Source material
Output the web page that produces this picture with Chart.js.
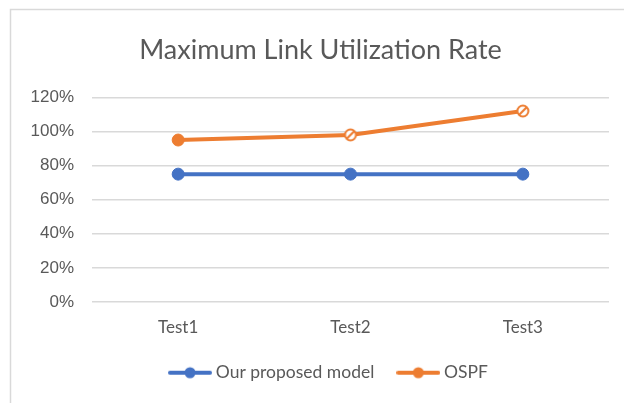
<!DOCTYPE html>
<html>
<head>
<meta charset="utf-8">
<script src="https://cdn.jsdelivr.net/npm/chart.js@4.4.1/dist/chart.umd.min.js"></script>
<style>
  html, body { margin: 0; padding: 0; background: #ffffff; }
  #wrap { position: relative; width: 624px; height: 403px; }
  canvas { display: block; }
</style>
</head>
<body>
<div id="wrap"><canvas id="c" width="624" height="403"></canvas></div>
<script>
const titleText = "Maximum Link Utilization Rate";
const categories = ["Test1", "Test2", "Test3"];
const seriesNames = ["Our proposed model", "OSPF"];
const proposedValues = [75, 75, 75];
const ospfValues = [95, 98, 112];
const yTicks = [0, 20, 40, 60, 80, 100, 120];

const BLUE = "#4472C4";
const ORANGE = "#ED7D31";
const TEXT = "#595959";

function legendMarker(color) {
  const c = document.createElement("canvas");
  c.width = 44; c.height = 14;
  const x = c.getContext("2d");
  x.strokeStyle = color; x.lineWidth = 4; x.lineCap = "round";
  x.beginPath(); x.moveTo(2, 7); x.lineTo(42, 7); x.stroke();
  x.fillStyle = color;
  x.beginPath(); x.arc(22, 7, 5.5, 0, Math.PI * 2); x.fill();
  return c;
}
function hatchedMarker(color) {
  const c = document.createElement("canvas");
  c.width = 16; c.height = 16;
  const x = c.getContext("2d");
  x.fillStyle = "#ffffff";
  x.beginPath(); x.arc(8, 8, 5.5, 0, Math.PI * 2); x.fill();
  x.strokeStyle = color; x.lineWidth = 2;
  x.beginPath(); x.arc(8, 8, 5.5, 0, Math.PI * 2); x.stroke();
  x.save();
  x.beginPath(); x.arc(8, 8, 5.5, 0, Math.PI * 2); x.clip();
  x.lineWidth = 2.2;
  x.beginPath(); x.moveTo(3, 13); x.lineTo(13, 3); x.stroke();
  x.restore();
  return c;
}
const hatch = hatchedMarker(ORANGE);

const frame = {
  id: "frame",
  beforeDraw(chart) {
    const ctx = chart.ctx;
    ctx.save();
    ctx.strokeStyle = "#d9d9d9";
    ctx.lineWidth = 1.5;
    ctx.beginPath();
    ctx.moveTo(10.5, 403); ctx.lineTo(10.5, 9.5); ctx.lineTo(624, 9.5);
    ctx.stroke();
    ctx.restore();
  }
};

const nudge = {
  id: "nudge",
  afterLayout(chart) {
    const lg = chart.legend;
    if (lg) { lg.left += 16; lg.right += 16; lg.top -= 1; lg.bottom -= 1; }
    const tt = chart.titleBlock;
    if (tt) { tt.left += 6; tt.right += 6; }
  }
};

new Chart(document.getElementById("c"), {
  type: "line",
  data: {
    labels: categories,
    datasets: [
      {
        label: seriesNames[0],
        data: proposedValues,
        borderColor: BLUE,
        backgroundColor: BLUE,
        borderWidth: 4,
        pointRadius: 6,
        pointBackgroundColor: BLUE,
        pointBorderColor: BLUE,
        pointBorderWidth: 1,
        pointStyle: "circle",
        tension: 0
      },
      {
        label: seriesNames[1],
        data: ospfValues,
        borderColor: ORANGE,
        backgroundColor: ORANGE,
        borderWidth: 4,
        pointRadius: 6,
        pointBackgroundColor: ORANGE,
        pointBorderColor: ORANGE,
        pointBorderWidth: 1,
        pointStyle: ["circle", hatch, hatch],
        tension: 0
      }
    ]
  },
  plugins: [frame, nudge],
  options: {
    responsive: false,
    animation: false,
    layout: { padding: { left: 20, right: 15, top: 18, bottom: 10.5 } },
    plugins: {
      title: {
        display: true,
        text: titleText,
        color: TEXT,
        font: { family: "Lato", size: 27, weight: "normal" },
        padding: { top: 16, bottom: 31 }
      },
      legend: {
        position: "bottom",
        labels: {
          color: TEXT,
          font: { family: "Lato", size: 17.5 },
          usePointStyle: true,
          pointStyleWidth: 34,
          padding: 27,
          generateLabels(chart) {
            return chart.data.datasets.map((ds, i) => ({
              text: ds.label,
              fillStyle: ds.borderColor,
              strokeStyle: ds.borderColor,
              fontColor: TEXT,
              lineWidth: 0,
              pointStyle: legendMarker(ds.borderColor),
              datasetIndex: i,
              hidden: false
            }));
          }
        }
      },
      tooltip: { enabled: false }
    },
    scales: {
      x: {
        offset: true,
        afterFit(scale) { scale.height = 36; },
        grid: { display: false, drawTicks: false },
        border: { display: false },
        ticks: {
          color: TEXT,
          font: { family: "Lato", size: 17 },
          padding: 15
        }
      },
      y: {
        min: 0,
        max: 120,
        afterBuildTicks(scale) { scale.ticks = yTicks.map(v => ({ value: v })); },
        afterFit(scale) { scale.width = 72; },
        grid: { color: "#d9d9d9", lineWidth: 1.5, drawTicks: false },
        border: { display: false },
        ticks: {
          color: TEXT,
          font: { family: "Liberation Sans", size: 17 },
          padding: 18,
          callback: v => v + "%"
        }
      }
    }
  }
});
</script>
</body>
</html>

Challenge
All of the material above needs to be restated exactly, with no pictures.

Exercise solution
Output the web page that produces this picture with Chart.js.
<!DOCTYPE html>
<html>
<head>
<meta charset="utf-8">
<script src="https://cdn.jsdelivr.net/npm/chart.js@4.4.1/dist/chart.umd.min.js"></script>
<style>
  html, body { margin: 0; padding: 0; background: #ffffff; }
  #wrap { position: relative; width: 624px; height: 403px; }
  canvas { display: block; }
</style>
</head>
<body>
<div id="wrap"><canvas id="c" width="624" height="403"></canvas></div>
<script>
const titleText = "Maximum Link Utilization Rate";
const categories = ["Test1", "Test2", "Test3"];
const seriesNames = ["Our proposed model", "OSPF"];
const proposedValues = [75, 75, 75];
const ospfValues = [95, 98, 112];
const yTicks = [0, 20, 40, 60, 80, 100, 120];

const BLUE = "#4472C4";
const ORANGE = "#ED7D31";
const TEXT = "#595959";

function legendMarker(color) {
  const c = document.createElement("canvas");
  c.width = 44; c.height = 14;
  const x = c.getContext("2d");
  x.strokeStyle = color; x.lineWidth = 4; x.lineCap = "round";
  x.beginPath(); x.moveTo(2, 7); x.lineTo(42, 7); x.stroke();
  x.fillStyle = color;
  x.beginPath(); x.arc(22, 7, 5.5, 0, Math.PI * 2); x.fill();
  return c;
}
function hatchedMarker(color) {
  const c = document.createElement("canvas");
  c.width = 16; c.height = 16;
  const x = c.getContext("2d");
  x.fillStyle = "#ffffff";
  x.beginPath(); x.arc(8, 8, 5.5, 0, Math.PI * 2); x.fill();
  x.strokeStyle = color; x.lineWidth = 2;
  x.beginPath(); x.arc(8, 8, 5.5, 0, Math.PI * 2); x.stroke();
  x.save();
  x.beginPath(); x.arc(8, 8, 5.5, 0, Math.PI * 2); x.clip();
  x.lineWidth = 2.2;
  x.beginPath(); x.moveTo(3, 13); x.lineTo(13, 3); x.stroke();
  x.restore();
  return c;
}
const hatch = hatchedMarker(ORANGE);

const frame = {
  id: "frame",
  beforeDraw(chart) {
    const ctx = chart.ctx;
    ctx.save();
    ctx.strokeStyle = "#d9d9d9";
    ctx.lineWidth = 1.5;
    ctx.beginPath();
    ctx.moveTo(10.5, 403); ctx.lineTo(10.5, 9.5); ctx.lineTo(624, 9.5);
    ctx.stroke();
    ctx.restore();
  }
};

const nudge = {
  id: "nudge",
  afterLayout(chart) {
    const lg = chart.legend;
    if (lg) { lg.left += 16; lg.right += 16; lg.top -= 1; lg.bottom -= 1; }
    const tt = chart.titleBlock;
    if (tt) { tt.left += 6; tt.right += 6; }
  }
};

new Chart(document.getElementById("c"), {
  type: "line",
  data: {
    labels: categories,
    datasets: [
      {
        label: seriesNames[0],
        data: proposedValues,
        borderColor: BLUE,
        backgroundColor: BLUE,
        borderWidth: 4,
        pointRadius: 6,
        pointBackgroundColor: BLUE,
        pointBorderColor: BLUE,
        pointBorderWidth: 1,
        pointStyle: "circle",
        tension: 0
      },
      {
        label: seriesNames[1],
        data: ospfValues,
        borderColor: ORANGE,
        backgroundColor: ORANGE,
        borderWidth: 4,
        pointRadius: 6,
        pointBackgroundColor: ORANGE,
        pointBorderColor: ORANGE,
        pointBorderWidth: 1,
        pointStyle: ["circle", hatch, hatch],
        tension: 0
      }
    ]
  },
  plugins: [frame, nudge],
  options: {
    responsive: false,
    animation: false,
    layout: { padding: { left: 20, right: 15, top: 18, bottom: 10.5 } },
    plugins: {
      title: {
        display: true,
        text: titleText,
        color: TEXT,
        font: { family: "Lato", size: 27, weight: "normal" },
        padding: { top: 16, bottom: 31 }
      },
      legend: {
        position: "bottom",
        labels: {
          color: TEXT,
          font: { family: "Lato", size: 17.5 },
          usePointStyle: true,
          pointStyleWidth: 34,
          padding: 27,
          generateLabels(chart) {
            return chart.data.datasets.map((ds, i) => ({
              text: ds.label,
              fillStyle: ds.borderColor,
              strokeStyle: ds.borderColor,
              fontColor: TEXT,
              lineWidth: 0,
              pointStyle: legendMarker(ds.borderColor),
              datasetIndex: i,
              hidden: false
            }));
          }
        }
      },
      tooltip: { enabled: false }
    },
    scales: {
      x: {
        offset: true,
        afterFit(scale) { scale.height = 36; },
        grid: { display: false, drawTicks: false },
        border: { display: false },
        ticks: {
          color: TEXT,
          font: { family: "Lato", size: 17 },
          padding: 15
        }
      },
      y: {
        min: 0,
        max: 120,
        afterBuildTicks(scale) { scale.ticks = yTicks.map(v => ({ value: v })); },
        afterFit(scale) { scale.width = 72; },
        grid: { color: "#d9d9d9", lineWidth: 1.5, drawTicks: false },
        border: { display: false },
        ticks: {
          color: TEXT,
          font: { family: "Liberation Sans", size: 17 },
          padding: 18,
          callback: v => v + "%"
        }
      }
    }
  }
});
</script>
</body>
</html>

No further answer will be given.